**What you have to do**:
Everything in the data should be repeated exactly, save for the images.

##### Stored data

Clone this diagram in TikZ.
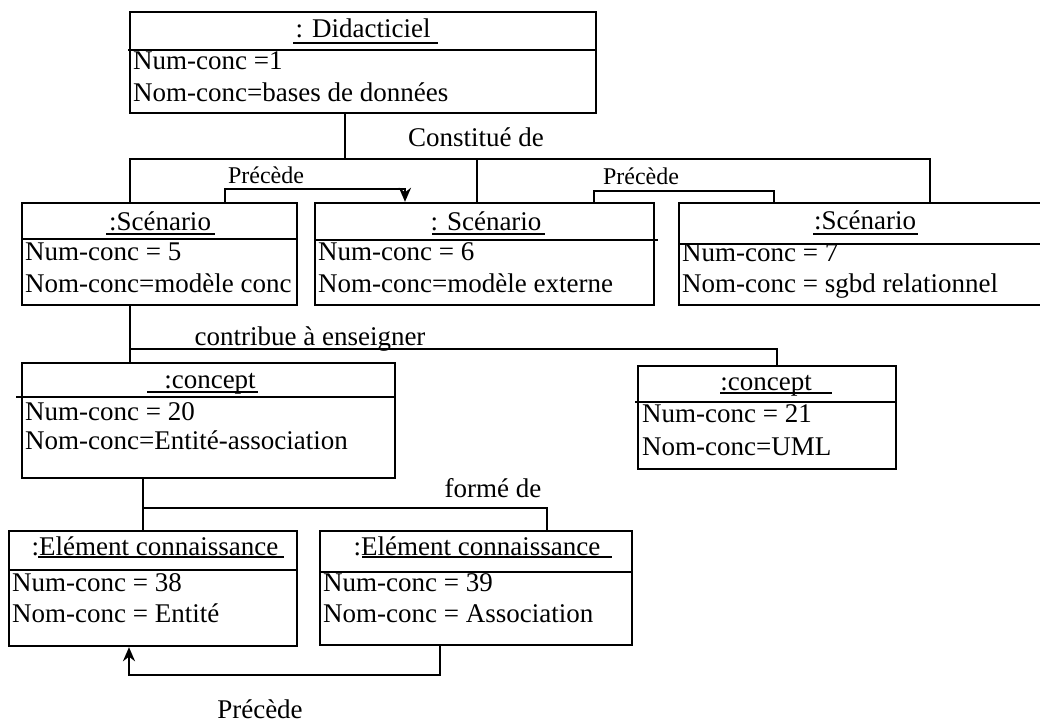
\documentclass[tikz,border=0pt]{standalone}
\usepackage{fontspec}
\setmainfont{Liberation Serif}
\usetikzlibrary{fit,arrows.meta}

\begin{document}
\begin{tikzpicture}[x=1pt,y=-1pt]
        \tikzstyle{every path}=[line width=2.4pt]
        \tikzstyle{every node}=[font=\fontsize{27}{32}\selectfont]
        \tikzstyle{obj}=[draw,inner sep=0pt]
        \tikzstyle{ttl}=[anchor=base,inner sep=0pt]
        \tikzstyle{attr}=[anchor=base west,inner sep=0pt]
        \tikzstyle{rel}=[anchor=base,inner sep=0pt]
        \tikzstyle{small}=[font=\fontsize{24}{28}\selectfont]
        \tikzstyle{arr}=[-{Stealth[length=14pt,width=12pt]}]

        \useasboundingbox (0,0) rectangle (1040,722);

        % the objects
        \foreach \n/\xa/\ya/\xb/\yb in {did/130/12/596/113, scA/22/203/297/305,
            scB/315/203/654/305, scC/679/203/1050/305, coA/22/363/395/478,
            coB/638/366/896/469, elA/9/531/297/646, elB/320/531/632/645}
            \node [obj,fit={(\xa,\ya) (\xb,\yb)}] (\n) {};

        %title lines
        \foreach \xa/\xb/\y in {128/596/50, 22/297/239, 315/658/240, 679/1050/244,
            16/395/397, 635/896/402, 9/297/570, 320/632/572}
            \draw (\xa,\y) -- (\xb,\y);

        \node [ttl] (didT) at (363,38) {: Didacticiel};
        \node [ttl] (scAT) at (160,230) {:Scénario};
        \node [ttl] (scBT) at (486,230) {: Scénario};
        \node [ttl] (scCT) at (865,229) {:Scénario};
        \node [ttl] (coAT) at (210,388) {:concept};
        \node [ttl] (coBT) at (766,390) {:concept};
        \node [ttl] (elAT) at (155,555) {:Elément connaissance};
        \node [ttl] (elBT) at (477,555) {:Elément connaissance};

        %underline the titles
        \foreach \xa/\xb/\y in {293/438/43, 106/215/234, 432/545/234, 813/918/234,
            147/258/392, 720/832/393, 38/284/557, 362/612/557}
            \draw [line width=2pt] (\xa,\y) -- (\xb,\y);

        %attributes
        \foreach \n/\x/\y/\t in {didN/132/70/{Num-conc =1}, didM/132/102/{Nom-conc=bases de données},
            scAN/24/260/{Num-conc = 5}, scAM/24/292/{Nom-conc=modèle conc},
            scBN/317/260/{Num-conc = 6}, scBM/317/292/{Nom-conc=modèle externe},
            scCN/681/261/{Num-conc = 7}, scCM/681/292/{Nom-conc = sgbd relationnel},
            coAN/24/420/{Num-conc = 20}, coAM/24/449/{Nom-conc=Entité-association},
            coBN/641/422/{Num-conc = 21}, coBM/641/455/{Nom-conc=UML},
            elAN/11/591/{Num-conc = 38}, elAM/11/622/{Nom-conc = Entité},
            elBN/322/591/{Num-conc = 39}, elBM/322/622/{Nom-conc = Association}}
            \node [attr] (\n) at (\x,\y) {\t};

        % links
        \coordinate (cj) at (345,159);
        \coordinate (busL) at (130,159);
        \coordinate (busM) at (477,159);
        \coordinate (busR) at (930,159);
        \draw (cj |- did.south) -- (cj);
        \draw (busL |- scA.north) -- (busL) -- (busR) -- (busR |- scC.north);
        \draw (busM) -- (busM |- scB.north);
        \node [rel] (constit) at (476,147) {Constitué de};

        \coordinate (p1a) at (225,189);
        \coordinate (p1b) at (405,189);
        \draw [arr] (p1a |- scA.north) -- (p1a) -- (p1b) -- (p1b |- scB.north);
        \node [rel,small] (prec1) at (266,183) {Précède};

        \coordinate (p2a) at (594,191);
        \coordinate (p2b) at (774,191);
        \draw (p2a |- scB.north) -- (p2a) -- (p2b) -- (p2b |- scC.north);
        \node [rel,small] (prec2) at (641,184) {Précède};

        \coordinate (k1) at (130,349);
        \coordinate (k2) at (777,349);
        \draw (k1 |- scA.south) -- (k1 |- coA.north);
        \draw (k1) -- (k2) -- (k2 |- coB.north);
        \node [rel] (contrib) at (310,345) {contribue à enseigner};

        \coordinate (f1) at (143,508);
        \coordinate (f2) at (547,508);
        \draw (f1 |- coA.south) -- (f1 |- elA.north);
        \draw (f1) -- (f2) -- (f2 |- elB.north);
        \node [rel] (forme) at (493,497) {formé de};

        \coordinate (q1) at (440,675);
        \coordinate (q2) at (129,675);
        \draw [arr] (q1 |- elB.south) -- (q1) -- (q2) -- (q2 |- elA.south);
        \node [rel] (prec3) at (260,718) {Précède};
\end{tikzpicture}
\end{document}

##########

**Response to this task**:
Clone this diagram in TikZ.
\documentclass[tikz,border=0pt]{standalone}
\usepackage{fontspec}
\setmainfont{Liberation Serif}
\usetikzlibrary{fit,arrows.meta}

\begin{document}
\begin{tikzpicture}[x=1pt,y=-1pt]
        \tikzstyle{every path}=[line width=2.4pt]
        \tikzstyle{every node}=[font=\fontsize{27}{32}\selectfont]
        \tikzstyle{obj}=[draw,inner sep=0pt]
        \tikzstyle{ttl}=[anchor=base,inner sep=0pt]
        \tikzstyle{attr}=[anchor=base west,inner sep=0pt]
        \tikzstyle{rel}=[anchor=base,inner sep=0pt]
        \tikzstyle{small}=[font=\fontsize{24}{28}\selectfont]
        \tikzstyle{arr}=[-{Stealth[length=14pt,width=12pt]}]

        \useasboundingbox (0,0) rectangle (1040,722);

        % the objects
        \foreach \n/\xa/\ya/\xb/\yb in {did/130/12/596/113, scA/22/203/297/305,
            scB/315/203/654/305, scC/679/203/1050/305, coA/22/363/395/478,
            coB/638/366/896/469, elA/9/531/297/646, elB/320/531/632/645}
            \node [obj,fit={(\xa,\ya) (\xb,\yb)}] (\n) {};

        %title lines
        \foreach \xa/\xb/\y in {128/596/50, 22/297/239, 315/658/240, 679/1050/244,
            16/395/397, 635/896/402, 9/297/570, 320/632/572}
            \draw (\xa,\y) -- (\xb,\y);

        \node [ttl] (didT) at (363,38) {: Didacticiel};
        \node [ttl] (scAT) at (160,230) {:Scénario};
        \node [ttl] (scBT) at (486,230) {: Scénario};
        \node [ttl] (scCT) at (865,229) {:Scénario};
        \node [ttl] (coAT) at (210,388) {:concept};
        \node [ttl] (coBT) at (766,390) {:concept};
        \node [ttl] (elAT) at (155,555) {:Elément connaissance};
        \node [ttl] (elBT) at (477,555) {:Elément connaissance};

        %underline the titles
        \foreach \xa/\xb/\y in {293/438/43, 106/215/234, 432/545/234, 813/918/234,
            147/258/392, 720/832/393, 38/284/557, 362/612/557}
            \draw [line width=2pt] (\xa,\y) -- (\xb,\y);

        %attributes
        \foreach \n/\x/\y/\t in {didN/132/70/{Num-conc =1}, didM/132/102/{Nom-conc=bases de données},
            scAN/24/260/{Num-conc = 5}, scAM/24/292/{Nom-conc=modèle conc},
            scBN/317/260/{Num-conc = 6}, scBM/317/292/{Nom-conc=modèle externe},
            scCN/681/261/{Num-conc = 7}, scCM/681/292/{Nom-conc = sgbd relationnel},
            coAN/24/420/{Num-conc = 20}, coAM/24/449/{Nom-conc=Entité-association},
            coBN/641/422/{Num-conc = 21}, coBM/641/455/{Nom-conc=UML},
            elAN/11/591/{Num-conc = 38}, elAM/11/622/{Nom-conc = Entité},
            elBN/322/591/{Num-conc = 39}, elBM/322/622/{Nom-conc = Association}}
            \node [attr] (\n) at (\x,\y) {\t};

        % links
        \coordinate (cj) at (345,159);
        \coordinate (busL) at (130,159);
        \coordinate (busM) at (477,159);
        \coordinate (busR) at (930,159);
        \draw (cj |- did.south) -- (cj);
        \draw (busL |- scA.north) -- (busL) -- (busR) -- (busR |- scC.north);
        \draw (busM) -- (busM |- scB.north);
        \node [rel] (constit) at (476,147) {Constitué de};

        \coordinate (p1a) at (225,189);
        \coordinate (p1b) at (405,189);
        \draw [arr] (p1a |- scA.north) -- (p1a) -- (p1b) -- (p1b |- scB.north);
        \node [rel,small] (prec1) at (266,183) {Précède};

        \coordinate (p2a) at (594,191);
        \coordinate (p2b) at (774,191);
        \draw (p2a |- scB.north) -- (p2a) -- (p2b) -- (p2b |- scC.north);
        \node [rel,small] (prec2) at (641,184) {Précède};

        \coordinate (k1) at (130,349);
        \coordinate (k2) at (777,349);
        \draw (k1 |- scA.south) -- (k1 |- coA.north);
        \draw (k1) -- (k2) -- (k2 |- coB.north);
        \node [rel] (contrib) at (310,345) {contribue à enseigner};

        \coordinate (f1) at (143,508);
        \coordinate (f2) at (547,508);
        \draw (f1 |- coA.south) -- (f1 |- elA.north);
        \draw (f1) -- (f2) -- (f2 |- elB.north);
        \node [rel] (forme) at (493,497) {formé de};

        \coordinate (q1) at (440,675);
        \coordinate (q2) at (129,675);
        \draw [arr] (q1 |- elB.south) -- (q1) -- (q2) -- (q2 |- elA.south);
        \node [rel] (prec3) at (260,718) {Précède};
\end{tikzpicture}
\end{document}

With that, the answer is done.